When you’re studying math on your own, a question you must continually ask yourself is how much time to spend on the problem you’re working on. That question also comes up when you’re taking a traditional class, though your options are more limited in that case because of the fixed class schedule. I wrote about this topic last year in the context of competitive programming problems, but there are some special considerations for math problems.
Math Problem Mindset
Before you work on a math problem, consider your time budget. Do you have minutes, hours, or days available to spend on the problem? And are you willing to spend all the time you have available without giving up early and looking at the solution? The answer to those questions will affect how you approach the problem.
At one extreme, assume you have unlimited time available. The unlimited time mindset gives you the freedom to practice all your problem-solving and creative thinking skills. You can re-read your notes or relevant textbook sections. You can fill up as many sheets of paper as you want with ideas. You can do Internet research. The only thing you can’t do is look up the solution.
In reality, you won’t need “unlimited” time for textbook problems. (Research problems are another story). After a few days of work time (perhaps spread out over a longer period of calendar time), you’ll either find a solution or you’ll run out of useful work to do. But the unlimited time mindset encourages you to use all the tools at your disposal. And if you don’t find your own solution, you’re likely to learn something from the textbook’s solution when you read it, since you have spent so much time with the problem.
If unlimited really means days for textbook problems, then the next option is hours. This option works for:
- A class problem set.
- A take-home exam.
- A self-study program where you want to cover a particular set of topics in a limited time.
For the first two cases, someone else has imposed the time limit. If a class requires that you complete a set of 10 problems each week, or a 5-problem take-home exam over the course of a few days, then that’s the time you have. You can’t spend a day per problem, and if you have other things going on, you can’t even spend a few hours per problem. So you have to do what you can in the time available.

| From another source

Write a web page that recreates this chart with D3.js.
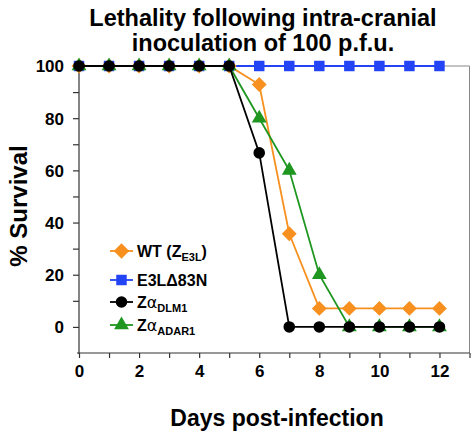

For the third case, the time limit is self-imposed. If the goal of your project is not just to spend a particular number of hours studying math, but to learn a particular set of math topics, then you have to keep an eye on how much time each problem takes. In this example, you can still spend hours per problem. So there’s time to sit and think and use a multi-step problem-solving process. But if a problem turns out to be too involved, you might decide to skip it or peek at the solution.
For my project, I’m using more of a days approach than an hours approach, since I don’t have a fixed curriculum. But either approach can work depending on your goals.
If you only have minutes to spend per problem, then you’re probably taking a timed exam or contest. Or you’re working on a self-study project where your goal is to burn through a large set of easy problems in order to work on your math fluency.
For an exam, the best approach is to prepare enough in advance that each problem on the exam is just a variation on a problem type you have solved many times before. Then on the exam, you only need a few minutes to work out the details. The same might be true of a contest, though contests like IMO have unique problems that are not amenable to cookbook solutions (or so I have heard).
For the “how much time” question I’m considering here, the minutes option isn’t too interesting, since the decision is largely made for you. You just have to budget your time and do your best to demonstrate what you know.
So How Much Time Should You Spend?
For the competitive programming version of this article, I looked through many recommendations from people on Quora. Specific time recommendations for how long to work ranged from 1—6 hours to 1—3 days, with one person suggesting a week and one suggestion a month. But such time recommendations from other people aren’t too useful. As I did in that article, I recommend instead taking a two-part approach:
- Work on a problem as long as you’re making some progress, and you have some ideas to explore. If after a few attempts and a few breaks you don’t have any ideas for how to proceed, read the first part of the solution and see if it gets you unstuck. Repeat until you make it through the whole solution, or you come up with your own answer.
- To get more specific numbers, keep track of how long it takes you to solve each problem. Then when you’re a couple of hours into a hard problem, you’ll have historical data to tell you how unusual that is.
One way that math problems differ from programming problems is the amount of feedback you get as you’re working on the problem. When you’re solving a programming problem on an online judge, you get feedback from your editor (syntax highlighting and autocompletion) as you write your solution, feedback from your computer (compiler errors and program output), feedback from the online judge (a verdict when you submit your solution), and feedback from your peers (when you look at implementations and editorials). This makes it easier to hack away at the problem for hours, using feedback to motivate you to keep working and find a solution on your own.
With many textbook math problems, it’s harder to get feedback as you work. There’s no feedback as you brainstorm a solution with pencil and paper. A computer usually won’t compile and run your solution or give you a verdict. (Online platforms like Khan Academy can do this for some types of problems, but they aren’t great for practicing proofs). So your first and only feedback opportunity is when you read the solution.
Because feedback is limited, it’s especially important with math problems to decide in advance what mindset you’ll use as you work on the problem. If you can, approach problems as if you have unlimited time. This allows you to brainstorm for longer, write longer proofs, and generally extract more learning benefits from your problem-solving sessions.